Outro ex-ministro da Previdência de Lula, de junho de 2008 a março de 2010, José Pimentel afirma que a proposta de reforma de Bolsonaro e Paulo Guedes comete uma injustiça ao alterar a relação entre idade e tempo de contribuição. “Em 2018, cerca de 81% dos aposentados era por idade, e a regra determina que o valor do benefício é igual a 70% da média mais 1% por ano de contribuição. Neste caso, alguém com 20 anos de contribuição teria direito a 90% da média. O que faz a proposta do Bolsonaro? De imediato, reduz o valor para 60% da média. E só a partir do 20º ano de contribuição passa a somar 2% por ano de contribuição. Ou seja, para ter 100% da média, será preciso 40 anos de contribuição. É uma injustiça”, lamenta Pimentel.
Segundo Carlos Eduardo Gabas, que assumiu a pasta tanto no governo Lula, de março de 2010 a dezembro 2010, como no governo Dilma, de janeiro de 2015 a outubro de 2015, a proposta de Bolsonaro garante um fundo bilionário para ser rateado entre os bancos.
“No modelo atual, o financiamento vem da contribuição das empresas, do Estado (por meio dos impostos) e dos trabalhadores, e o governo diz que não vai dar para bancar. Daí, a proposta é aliviar a conta das empresas e colocar nas costas dos trabalhadores com a capitalização individual. Então, troca três fontes de financiamento por uma, e ainda quer convencer que vai dar certo. A gente já viu a bomba que foi no Chile”, lembra o ex-ministro.

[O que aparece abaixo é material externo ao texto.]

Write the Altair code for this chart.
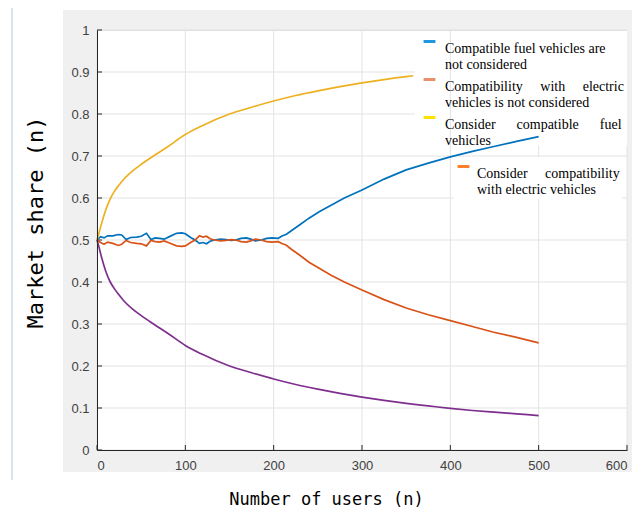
import altair as alt
import pandas as pd

# ---------------- data ----------------
NB = "\u00a0"
series_names = [
    "Compatible fuel vehicles are|not considered",
    "Compatibility" + NB * 4 + " with" + NB * 4 + " electric|vehicles is not considered",
    "Consider" + NB * 5 + " compatible" + NB * 5 + " fuel|vehicles",
    "Consider" + NB * 4 + " compatibility|with electric vehicles",
]
line_colors = ["#0072BD", "#D95319", "#EDB120", "#7E2F8E"]
legend_colors = ["#1E96E0", "#E8906C", "#FFE100", "#FF7F2A"]

blue_x = [0, 4, 8, 12, 18, 24, 28, 33, 38, 45, 50, 56, 61, 66, 71, 76, 82, 90, 96, 100,
          106, 111, 116, 120, 124, 128, 133, 140, 146, 152, 157, 163, 169, 174, 179, 186,
          192, 198, 205, 210, 214, 220, 230, 240, 252, 265, 280, 300, 325, 350, 375, 400,
          425, 448, 475, 500]
blue_y = [0.500, 0.508, 0.505, 0.510, 0.510, 0.513, 0.512, 0.501, 0.506, 0.507, 0.509, 0.516,
          0.501, 0.505, 0.504, 0.502, 0.508, 0.516, 0.517, 0.515, 0.506, 0.500, 0.492, 0.494,
          0.491, 0.497, 0.500, 0.502, 0.501, 0.499, 0.500, 0.504, 0.505, 0.502, 0.498, 0.500,
          0.504, 0.505, 0.504, 0.510, 0.513, 0.522, 0.537, 0.552, 0.568, 0.583, 0.600, 0.619,
          0.645, 0.667, 0.683, 0.698, 0.711, 0.722, 0.735, 0.746]

orange_x = blue_x
orange_y = [0.500, 0.494, 0.490, 0.495, 0.492, 0.487, 0.490, 0.499, 0.494, 0.492, 0.491, 0.486,
            0.499, 0.496, 0.495, 0.498, 0.493, 0.486, 0.485, 0.486, 0.494, 0.500, 0.510, 0.507,
            0.509, 0.503, 0.500, 0.498, 0.499, 0.501, 0.500, 0.496, 0.495, 0.498, 0.502, 0.500,
            0.496, 0.495, 0.496, 0.491, 0.488, 0.478, 0.463, 0.447, 0.432, 0.416, 0.400, 0.381,
            0.358, 0.338, 0.322, 0.308, 0.294, 0.281, 0.268, 0.255]

yellow_x = [0, 2, 5, 10, 15, 20, 25, 30, 40, 50, 64, 80, 100, 118, 150, 175, 200, 225, 250,
            275, 300, 325, 350, 358]
yellow_y = [0.500, 0.515, 0.538, 0.572, 0.598, 0.617, 0.631, 0.644, 0.664, 0.680, 0.700, 0.722,
            0.751, 0.771, 0.800, 0.816, 0.831, 0.844, 0.855, 0.865, 0.874, 0.882, 0.889, 0.891]

purple_x = [0, 2, 5, 10, 15, 20, 25, 30, 40, 50, 64, 80, 100, 118, 150, 175, 200, 225, 250,
            275, 300, 325, 350, 375, 400, 425, 450, 475, 500]
purple_y = [0.500, 0.485, 0.460, 0.425, 0.400, 0.383, 0.369, 0.356, 0.336, 0.320, 0.300, 0.278,
            0.249, 0.229, 0.200, 0.184, 0.169, 0.156, 0.145, 0.135, 0.126, 0.118, 0.111, 0.105,
            0.099, 0.094, 0.090, 0.086, 0.082]

x_ticks = [0, 100, 200, 300, 400, 500, 600]
y_ticks = [0, 0.1, 0.2, 0.3, 0.4, 0.5, 0.6, 0.7, 0.8, 0.9, 1]
# how far each gridline runs before the (white) legend box in the reference
x_grid_top = [1, 1, 1, 1, 1, 0.725, 0.725]
y_grid_end = [600, 600, 600, 600, 600, 600, 600, 600, 360, 360, 600]

# ---------------- tables ----------------
def table(items):
    rows = []
    for name, col, xs_, ys_ in items:
        for xv, yv in zip(xs_, ys_):
            rows.append({"series": name, "hex": col, "users": xv, "share": yv})
    return pd.DataFrame(rows)

noisy_df = table([(series_names[0], line_colors[0], blue_x, blue_y),
                  (series_names[1], line_colors[1], orange_x, orange_y)])
smooth_df = table([(series_names[2], line_colors[2], yellow_x, yellow_y),
                   (series_names[3], line_colors[3], purple_x, purple_y)])
legend_df = pd.DataFrame({"series": series_names, "users": [0] * 4, "share": [0.5] * 4})
xt_df = pd.DataFrame({"users": x_ticks, "share": [0] * len(x_ticks), "top": x_grid_top})
yt_df = pd.DataFrame({"share": y_ticks, "users": [0] * len(y_ticks), "end": y_grid_end})
one = pd.DataFrame({"a": [0]})

W, H = 530, 420
xs = alt.Scale(domain=[0, 600], nice=False)
ys = alt.Scale(domain=[0, 1], nice=False)

x_axis = alt.Axis(values=x_ticks, grid=False, ticks=False, domainColor="#262626",
                  labelFont="Liberation Sans", labelFontSize=13, labelColor="#404040",
                  labelPadding=9, title="Number of users (n)", titleFont="DejaVu Sans Mono",
                  titleFontSize=17, titleFontWeight="normal", titleColor="black",
                  titleX=229, titleY=41, titleBaseline="top", zindex=1)
y_axis = alt.Axis(values=y_ticks, format="~g", grid=False, ticks=False, domainColor="#262626",
                  labelFont="Liberation Sans", labelFontSize=13, labelColor="#404040",
                  labelPadding=8, title="Market share (n)", titleFont="DejaVu Sans Mono",
                  titleFontSize=22, titleFontWeight="normal", titleColor="black",
                  titleX=-62, titleY=192, titleBaseline="middle", zindex=1)
X = lambda: alt.X("users:Q", scale=xs, axis=x_axis)
Y = lambda: alt.Y("share:Q", scale=ys, axis=y_axis)

GRAY = "#F0F0F0"
bands = [
    (-34, 0, -20, H + 22),
    (W, W + 6, -20, H + 22),
    (0, W, -20, 0),
    (0, W, H, H + 22),
]
band_layers = [
    alt.Chart(one).mark_rect(color=GRAY).encode(
        x=alt.value(a), x2=alt.value(b), y=alt.value(c), y2=alt.value(d))
    for a, b, c, d in bands
]
edge = alt.Chart(one).mark_rule(color="#B4C7E7", strokeWidth=1).encode(
    x=alt.value(-85), y=alt.value(-22), y2=alt.value(H + 30))

grid_x = alt.Chart(xt_df).mark_rule(color="#E3E3E3", strokeWidth=1).encode(
    x=X(), y=Y(), y2="top:Q")
grid_y = alt.Chart(yt_df).mark_rule(color="#E3E3E3", strokeWidth=1).encode(
    y=Y(), x=X(), x2="end:Q")
tick_x = alt.Chart(xt_df).mark_rule(color="#262626").encode(
    x=X(), y=alt.value(H), y2=alt.value(H - 5))
tick_y = alt.Chart(yt_df).mark_rule(color="#262626").encode(
    y=Y(), x=alt.value(0), x2=alt.value(5))

noisy = alt.Chart(noisy_df).mark_line(strokeWidth=1.7).encode(
    x=X(), y=Y(),
    stroke=alt.Stroke("hex:N", scale=None),
    detail="series:N",
    order="users:Q",
)
smooth = alt.Chart(smooth_df).mark_line(strokeWidth=1.7, interpolate="monotone").encode(
    x=X(), y=Y(),
    stroke=alt.Stroke("hex:N", scale=None),
    detail="series:N",
    order="users:Q",
)

leg_common = dict(title=None, orient="none", symbolType="stroke",
                  symbolSize=140, symbolStrokeWidth=3, labelFont="Liberation Serif",
                  labelFontSize=14, labelColor="black", labelLimit=320,
                  labelExpr="split(datum.label, '|')", labelBaseline="top", zindex=2)

dummy_a = alt.Chart(legend_df.iloc[:3]).mark_line().encode(
    x=X(), y=Y(),
    color=alt.Color("series:N",
                    scale=alt.Scale(domain=series_names[:3], range=legend_colors[:3]),
                    legend=alt.Legend(legendX=322, legendY=1, padding=3, rowPadding=0,
                                      labelOffset=8, **leg_common)),
)
dummy_b = alt.Chart(legend_df.iloc[3:]).mark_line(color=legend_colors[3]).encode(
    x=X(), y=Y(),
    strokeDash=alt.StrokeDash("series:N",
                              scale=alt.Scale(domain=series_names[3:], range=[[1, 0]]),
                              legend=alt.Legend(legendX=357, legendY=127, padding=2,
                                                labelOffset=6, fillColor="white",
                                                **leg_common)),
)

chart = alt.layer(
    *band_layers, edge, grid_x, grid_y, tick_x, tick_y, noisy, smooth, dummy_a, dummy_b
).properties(
    width=W, height=H,
    padding={"left": 89, "top": 22, "right": 5, "bottom": 62},
    autosize=alt.AutoSizeParams(type="none"),
).configure_view(stroke=None).configure(background="white")

chart.save("out.html", embed_options={"renderer": "svg", "actions": False})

Gabas ressalta que, se aprovada, a PEC comprometerá a própria arrecadação do governo. “Cada um real que o governo paga de benefício, seja previdenciário, assistencial ou de transferência de renda, R$ 0,51 volta como imposto”, finaliza.
Outros ex-ministros
O Brasil de Fato tentou contato com outros ex-ministros da Previdência e buscou declarações públicas sobre a PEC de Bolsonaro ou a necessidade de reformas no atual modelo. O ex-ministro Reinhold Stephanes, do governo FHC, e atual secretário de Previdência do governo do Paraná, não respondeu aos telefonemas e e-mails da reportagem.
Também não houve retorno do ex-ministro Waldeck Ornelas, titular entre abril de 1998 e fevereiro de 2001 no governo FHC, e de Almir Lando, ex-ministro de Lula de janeiro 2004 a março de 2005.
No governo Temer, após o golpe parlamentar de 2016, o ministério foi extinto.